The polemics lose bite and conviction. The opposition to the feared marriage becomes querulous and insubstantial, lacking in credibility. There is not a single alternative project. Anti-Communism becomes obsessive. In his "Labirinto Marxista", Domenico Settembrini forces himself to demonstrate that the entire body of Communist doctrine is a conglomeration of maxims without any scientific rigour and thus incapable of furnishing tools for understanding the complex realities of modern life or possible hints for the future. "Il Giornale" grinds out daily items regarding the internal contradictions of Eastern European countries, their economic and social difficulties. On the domestic front, the predominant commitment is to hunt out and unmask "crypto-Communists" - those who, obeying a deceitful design or from simple stupidity, betray their duty as citizens, as officials, as judges, due to ideological deviation or laxness towards the hated enemy.
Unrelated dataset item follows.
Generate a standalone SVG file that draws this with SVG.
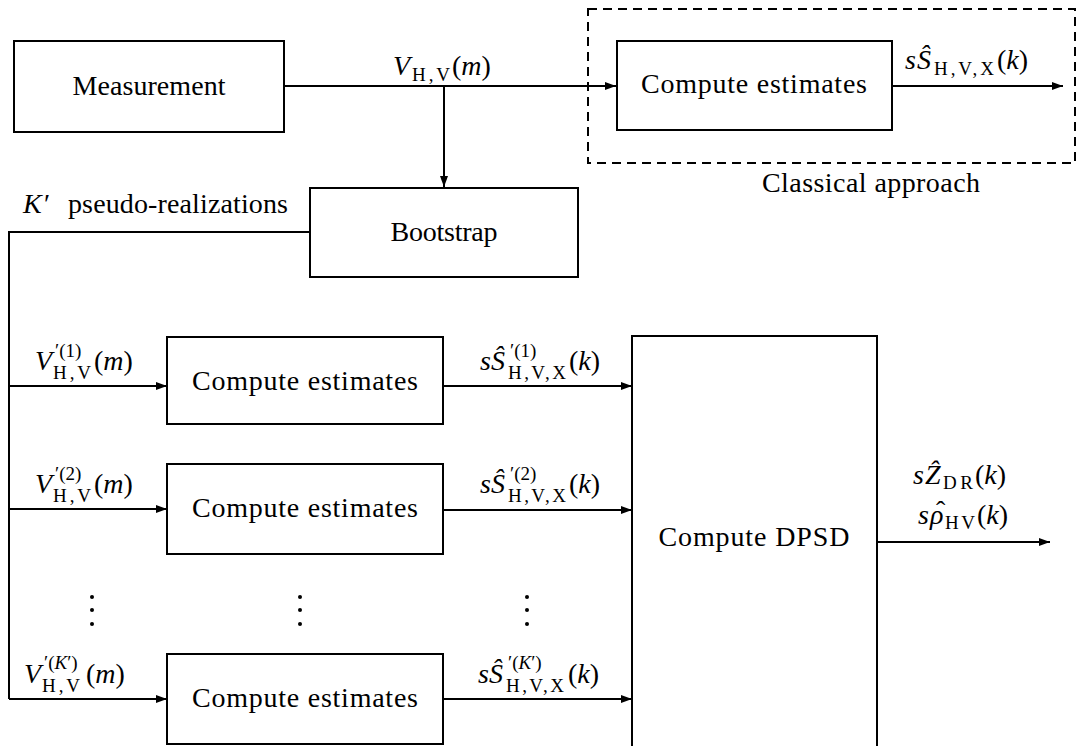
<svg xmlns="http://www.w3.org/2000/svg" width="1078" height="746" viewBox="0 0 1078 746" font-family="'Liberation Serif', 'DejaVu Serif', serif">
<style>
text, tspan{font-family:"Liberation Serif","DejaVu Serif",serif;fill:#000}
.t{font-size:28px}
.mi{font-size:28px;font-style:italic}
.mr{font-size:28px}
.sb{font-size:19px}
.si{font-size:19px;font-style:italic}
.box{fill:#fff;stroke:#000;stroke-width:2}
.ln{fill:none;stroke:#000;stroke-width:2}
.dash{fill:none;stroke:#000;stroke-width:2;stroke-dasharray:9 6}
</style>
<defs>
<marker id="ar" viewBox="0 0 11 8" refX="11" refY="4" markerWidth="11" markerHeight="8" markerUnits="userSpaceOnUse" orient="auto">
<path d="M0,0 L11,4 L0,8 z" fill="#000"/>
</marker>
</defs>
<rect width="1078" height="746" fill="#fff"/>

<g id="classical-group">
<rect class="dash" x="588" y="9" width="487" height="154"/>
<text class="t" x="871" y="192" text-anchor="middle" textLength="218">Classical approach</text>
</g>

<g id="connectors">
<path class="ln" d="M284,86 H616" marker-end="url(#ar)"/>
<path class="ln" d="M444,86 V187" marker-end="url(#ar)"/>
<path class="ln" d="M892,86 H1063" marker-end="url(#ar)"/>
<path class="ln" d="M310,232 H9 V699"/>
<path class="ln" d="M9,386 H167" marker-end="url(#ar)"/>
<path class="ln" d="M9,509 H167" marker-end="url(#ar)"/>
<path class="ln" d="M9,699 H167" marker-end="url(#ar)"/>
<path class="ln" d="M443,386 H632" marker-end="url(#ar)"/>
<path class="ln" d="M443,510 H632" marker-end="url(#ar)"/>
<path class="ln" d="M443,699 H632" marker-end="url(#ar)"/>
<path class="ln" d="M877,542 H1050" marker-end="url(#ar)"/>
</g>

<g id="measurement">
<rect class="box" x="14" y="41" width="270" height="91"/>
<text class="t" x="149" y="95" text-anchor="middle" textLength="153">Measurement</text>
</g>

<g id="compute-top">
<rect class="box" x="617" y="41" width="275" height="89"/>
<text class="t" x="754" y="93" text-anchor="middle" textLength="226">Compute estimates</text>
</g>

<g id="bootstrap">
<rect class="box" x="310" y="188" width="268" height="89"/>
<text class="t" x="444" y="241" text-anchor="middle" textLength="107">Bootstrap</text>
</g>

<g id="compute-1">
<rect class="box" x="167" y="337" width="276" height="87"/>
<text class="t" x="305" y="390" text-anchor="middle" textLength="226">Compute estimates</text>
</g>

<g id="compute-2">
<rect class="box" x="167" y="464" width="276" height="90"/>
<text class="t" x="305" y="517" text-anchor="middle" textLength="226">Compute estimates</text>
</g>

<g id="compute-k">
<rect class="box" x="167" y="654" width="276" height="90"/>
<text class="t" x="305" y="707" text-anchor="middle" textLength="226">Compute estimates</text>
</g>

<g id="compute-dpsd">
<rect class="box" x="632" y="336" width="245" height="430"/>
<text class="t" x="754" y="546" text-anchor="middle" textLength="191">Compute DPSD</text>
</g>

<g id="labels">
<text><tspan class="mi" x="393" y="75">V</tspan><tspan class="sb" x="412" y="81" textLength="38">H,V</tspan><tspan class="mr" x="452" y="75">(</tspan><tspan class="mi">m</tspan><tspan class="mr">)</tspan></text>
<text><tspan class="mi" x="905" y="69">s</tspan><tspan class="mi" x="917" y="69">Ŝ</tspan><tspan class="sb" x="934" y="75" textLength="60">H,V,X</tspan><tspan class="mr" x="997" y="69">(</tspan><tspan class="mi">k</tspan><tspan class="mr">)</tspan></text>
<text><tspan class="mi" x="23" y="213">K</tspan><tspan class="mr" x="44" y="213">′</tspan><tspan class="t" x="68" y="213" textLength="220">pseudo-realizations</tspan></text>

<text><tspan class="mi" x="35" y="370">V</tspan><tspan class="sb" x="55" y="357">′(1)</tspan><tspan class="sb" x="53" y="379" textLength="38">H,V</tspan><tspan class="mr" x="94" y="370">(</tspan><tspan class="mi">m</tspan><tspan class="mr">)</tspan></text>
<text><tspan class="mi" x="35" y="493">V</tspan><tspan class="sb" x="55" y="480">′(2)</tspan><tspan class="sb" x="53" y="502" textLength="38">H,V</tspan><tspan class="mr" x="94" y="493">(</tspan><tspan class="mi">m</tspan><tspan class="mr">)</tspan></text>
<text><tspan class="mi" x="24" y="683">V</tspan><tspan class="sb" x="44" y="669">′(</tspan><tspan class="si">K</tspan><tspan class="sb">′)</tspan><tspan class="sb" x="42" y="692" textLength="38">H,V</tspan><tspan class="mr" x="86" y="683">(</tspan><tspan class="mi">m</tspan><tspan class="mr">)</tspan></text>

<text><tspan class="mi" x="480" y="370">s</tspan><tspan class="mi" x="491" y="370">Ŝ</tspan><tspan class="sb" x="510" y="357">′(1)</tspan><tspan class="sb" x="508" y="379" textLength="58">H,V,X</tspan><tspan class="mr" x="569" y="370">(</tspan><tspan class="mi">k</tspan><tspan class="mr">)</tspan></text>
<text><tspan class="mi" x="480" y="493">s</tspan><tspan class="mi" x="491" y="493">Ŝ</tspan><tspan class="sb" x="510" y="480">′(2)</tspan><tspan class="sb" x="508" y="502" textLength="58">H,V,X</tspan><tspan class="mr" x="569" y="493">(</tspan><tspan class="mi">k</tspan><tspan class="mr">)</tspan></text>
<text><tspan class="mi" x="478" y="683">s</tspan><tspan class="mi" x="489" y="683">Ŝ</tspan><tspan class="sb" x="508" y="669">′(</tspan><tspan class="si">K</tspan><tspan class="sb">′)</tspan><tspan class="sb" x="506" y="692" textLength="58">H,V,X</tspan><tspan class="mr" x="568" y="683">(</tspan><tspan class="mi">k</tspan><tspan class="mr">)</tspan></text>

<text><tspan class="mi" x="913" y="484">s</tspan><tspan class="mi" x="925" y="484">Ẑ</tspan><tspan class="sb" x="943" y="489" textLength="30">DR</tspan><tspan class="mr" x="975" y="484">(</tspan><tspan class="mi">k</tspan><tspan class="mr">)</tspan></text>
<text><tspan class="mi" x="918" y="524">s</tspan><tspan class="mi" x="930" y="524">ρ</tspan><tspan class="mr" x="936" y="520">ˆ</tspan><tspan class="sb" x="945" y="529" textLength="30">HV</tspan><tspan class="mr" x="977" y="524">(</tspan><tspan class="mi">k</tspan><tspan class="mr">)</tspan></text>
</g>

<g id="ellipses" fill="#000">
<circle cx="92" cy="597" r="2"/><circle cx="92" cy="610" r="2"/><circle cx="92" cy="624" r="2"/>
<circle cx="300" cy="597" r="2"/><circle cx="300" cy="610" r="2"/><circle cx="300" cy="624" r="2"/>
<circle cx="527" cy="597" r="2"/><circle cx="527" cy="610" r="2"/><circle cx="527" cy="624" r="2"/>
</g>
</svg>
While bourgeois entrepreneurs demonstrate ever more clearly day by day that they are by now mere appendages of DC controlled bank credit, the democratic lay culture seems to go back to exploiting the conditioned fears of the lower middle class, the most frustrated class, according to an old and abused but still effective line. Thus it becomes the recipient of votes that are recalcitrant towards the DC. That an operation of this kind is going on at the same time that the PCI is also trying force a breech as the party of order among the same classes is the only element of curiosity and uncertainty.
For the rest, this right has no possibility or probability of playing an autonomous role or function. It is only because of necessity and to play the game that the left indicates that it gives it any importance and fears its growth. By a curious inversion of roles, to rejuvenate and bring up again some of the great issues that once were the property of the liberal-democratic right, today one must go to the ever growing extra-parliamentary fringes, of which a Stame (a leftist intellectual, ed.) is the authoritative and unsuspected expression.